Caveat: Again, I think you should eat however makes you feel healthiest. Some people feel best having small snacks throughout the day. But if you are eating purely because you are trying to keep your blood sugar levels “even”, that’s a losing (and pointless) battle. True story: I have a bodybuilder friend who was so concerned about this he bought an at-home blood-sugar testing kit and pricked his finger every waking hour for several weeks. He learned that it’s really hard to put band-aids on the tips of your fingers. Ok, he also learned that his blood sugar went up and down quite a bit and he was still fine. If you are still worried about your blood sugar, a doctor can test you for diabetes and hypoglycemia and give you the appropriate treatment.

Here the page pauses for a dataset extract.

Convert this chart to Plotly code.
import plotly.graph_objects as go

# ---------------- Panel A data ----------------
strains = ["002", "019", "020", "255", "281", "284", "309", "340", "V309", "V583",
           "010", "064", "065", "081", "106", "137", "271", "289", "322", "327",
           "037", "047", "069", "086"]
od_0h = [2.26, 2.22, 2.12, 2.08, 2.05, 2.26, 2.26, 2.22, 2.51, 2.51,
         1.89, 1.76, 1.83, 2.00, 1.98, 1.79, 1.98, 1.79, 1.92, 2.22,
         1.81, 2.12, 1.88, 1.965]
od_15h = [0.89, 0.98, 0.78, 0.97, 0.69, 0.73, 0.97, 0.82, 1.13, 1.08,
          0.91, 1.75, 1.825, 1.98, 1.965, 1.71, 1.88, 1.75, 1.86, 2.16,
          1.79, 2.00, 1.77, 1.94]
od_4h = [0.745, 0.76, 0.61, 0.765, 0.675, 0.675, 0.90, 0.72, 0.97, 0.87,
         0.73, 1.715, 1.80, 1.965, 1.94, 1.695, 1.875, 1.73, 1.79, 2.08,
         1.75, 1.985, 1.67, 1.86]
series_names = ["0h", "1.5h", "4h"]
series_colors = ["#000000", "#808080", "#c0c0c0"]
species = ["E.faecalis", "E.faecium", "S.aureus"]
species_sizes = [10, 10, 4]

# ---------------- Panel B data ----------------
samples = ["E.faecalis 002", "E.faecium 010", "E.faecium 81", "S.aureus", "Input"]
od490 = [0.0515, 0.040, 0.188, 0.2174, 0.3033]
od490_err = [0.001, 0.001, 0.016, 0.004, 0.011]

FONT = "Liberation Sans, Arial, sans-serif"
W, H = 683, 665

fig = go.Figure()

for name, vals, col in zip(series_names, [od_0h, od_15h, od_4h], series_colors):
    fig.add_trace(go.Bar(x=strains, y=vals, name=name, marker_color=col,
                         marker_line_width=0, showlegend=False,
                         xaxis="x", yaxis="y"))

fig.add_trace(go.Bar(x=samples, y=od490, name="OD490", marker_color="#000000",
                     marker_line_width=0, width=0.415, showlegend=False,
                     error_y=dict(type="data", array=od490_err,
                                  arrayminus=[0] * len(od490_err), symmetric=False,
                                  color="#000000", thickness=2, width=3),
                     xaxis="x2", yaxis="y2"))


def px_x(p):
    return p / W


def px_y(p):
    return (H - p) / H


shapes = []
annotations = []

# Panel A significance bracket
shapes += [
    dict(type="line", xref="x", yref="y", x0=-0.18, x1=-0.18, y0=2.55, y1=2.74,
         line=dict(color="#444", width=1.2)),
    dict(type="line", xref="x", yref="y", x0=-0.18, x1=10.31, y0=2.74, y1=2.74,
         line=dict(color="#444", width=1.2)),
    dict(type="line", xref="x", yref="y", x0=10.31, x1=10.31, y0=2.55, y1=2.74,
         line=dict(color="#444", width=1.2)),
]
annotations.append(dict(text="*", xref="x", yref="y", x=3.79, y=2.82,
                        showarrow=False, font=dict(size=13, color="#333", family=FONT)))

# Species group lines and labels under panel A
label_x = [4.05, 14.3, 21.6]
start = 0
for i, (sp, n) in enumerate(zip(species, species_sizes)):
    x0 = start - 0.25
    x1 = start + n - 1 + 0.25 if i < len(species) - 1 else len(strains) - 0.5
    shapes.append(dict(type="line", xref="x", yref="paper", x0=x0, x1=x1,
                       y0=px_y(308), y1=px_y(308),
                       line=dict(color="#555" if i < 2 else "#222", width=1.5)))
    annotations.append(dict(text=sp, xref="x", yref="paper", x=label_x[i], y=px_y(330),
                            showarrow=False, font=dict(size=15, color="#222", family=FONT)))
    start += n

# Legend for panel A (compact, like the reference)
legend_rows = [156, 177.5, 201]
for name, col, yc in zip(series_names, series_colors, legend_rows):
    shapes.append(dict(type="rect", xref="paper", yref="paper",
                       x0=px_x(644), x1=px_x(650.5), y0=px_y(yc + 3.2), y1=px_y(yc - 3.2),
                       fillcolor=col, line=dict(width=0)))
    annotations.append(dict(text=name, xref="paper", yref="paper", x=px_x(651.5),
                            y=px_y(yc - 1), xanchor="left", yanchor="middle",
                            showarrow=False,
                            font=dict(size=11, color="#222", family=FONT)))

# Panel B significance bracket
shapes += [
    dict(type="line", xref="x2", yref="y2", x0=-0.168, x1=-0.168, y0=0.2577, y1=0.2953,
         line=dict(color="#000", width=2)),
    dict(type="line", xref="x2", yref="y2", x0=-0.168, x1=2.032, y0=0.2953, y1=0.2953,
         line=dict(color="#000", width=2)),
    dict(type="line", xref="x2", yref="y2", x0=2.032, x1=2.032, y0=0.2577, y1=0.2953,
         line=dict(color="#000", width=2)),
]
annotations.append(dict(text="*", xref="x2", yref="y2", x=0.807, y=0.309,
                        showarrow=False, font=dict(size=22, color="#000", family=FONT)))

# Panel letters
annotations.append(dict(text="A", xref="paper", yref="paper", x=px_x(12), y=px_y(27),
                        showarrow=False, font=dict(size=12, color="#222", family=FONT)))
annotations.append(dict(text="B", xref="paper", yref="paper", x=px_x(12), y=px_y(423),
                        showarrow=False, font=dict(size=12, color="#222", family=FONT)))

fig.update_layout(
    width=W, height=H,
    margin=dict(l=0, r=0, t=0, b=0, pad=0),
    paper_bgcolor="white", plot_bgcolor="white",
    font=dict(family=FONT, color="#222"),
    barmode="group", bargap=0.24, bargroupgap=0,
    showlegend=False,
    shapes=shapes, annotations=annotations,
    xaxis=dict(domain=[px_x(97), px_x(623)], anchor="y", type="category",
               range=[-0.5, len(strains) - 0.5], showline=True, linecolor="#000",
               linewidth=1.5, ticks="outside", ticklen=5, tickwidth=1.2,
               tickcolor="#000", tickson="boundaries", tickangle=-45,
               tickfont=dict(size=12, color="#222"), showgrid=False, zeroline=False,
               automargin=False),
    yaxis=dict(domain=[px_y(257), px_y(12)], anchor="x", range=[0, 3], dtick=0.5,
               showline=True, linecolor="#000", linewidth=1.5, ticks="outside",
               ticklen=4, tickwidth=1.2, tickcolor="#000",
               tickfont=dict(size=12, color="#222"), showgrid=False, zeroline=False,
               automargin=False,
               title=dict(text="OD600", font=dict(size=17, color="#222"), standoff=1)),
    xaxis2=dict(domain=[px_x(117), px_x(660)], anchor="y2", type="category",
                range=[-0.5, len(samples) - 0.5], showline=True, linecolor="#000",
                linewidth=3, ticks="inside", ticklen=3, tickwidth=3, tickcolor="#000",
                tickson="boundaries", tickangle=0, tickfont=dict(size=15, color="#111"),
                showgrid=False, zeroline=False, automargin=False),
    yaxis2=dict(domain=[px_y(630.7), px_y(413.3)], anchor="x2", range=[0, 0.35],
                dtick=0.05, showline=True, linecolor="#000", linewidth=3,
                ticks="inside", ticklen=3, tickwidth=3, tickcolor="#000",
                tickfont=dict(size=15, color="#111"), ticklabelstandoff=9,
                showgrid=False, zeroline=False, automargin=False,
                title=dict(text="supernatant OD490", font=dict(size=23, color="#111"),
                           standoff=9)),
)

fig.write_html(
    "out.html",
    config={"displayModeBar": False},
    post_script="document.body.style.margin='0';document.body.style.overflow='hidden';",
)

Bottom Line: My metabolism is on the slower end of normal. I know this for a fact because I’ve had it tested multiple times. At first I was all depressed about my “flaw” but now I’ve learned to just tell people I’m the ultimate in efficiency and I’ll be dancing ’till I’m 100! Back when I first started this blog, I wrote a post all breathless about something that was supposed to turbo-charge my metabolism and Reader Andrew (long gone by now, I think) said he wasn’t interested in it. When I asked why he wouldn’t want a faster metabolism he said “Why would I want to fix something that’s not broken?” Amen, Andrew. Eat healthfully, exercise happily and don’t breathe asbestos.
What kind of metabolism do you have? Any other metabolic myths you’d like to bust? Anyone want to correct any of my above assertions? (I’ll be surprised if I wrote this whole post and didn’t get at least one thing wrong. User error!)
Biggest Caveat of All: I am NOT A DOCTOR. I’m not a health professional of any sort (unless you count me keeping several mental health practitioners in business and then yes, I’m totally a pro). I’m not trying to give advice but rather present you with the studies I’ve read over the past few years and my personal thoughts so that you can make your own best decisions!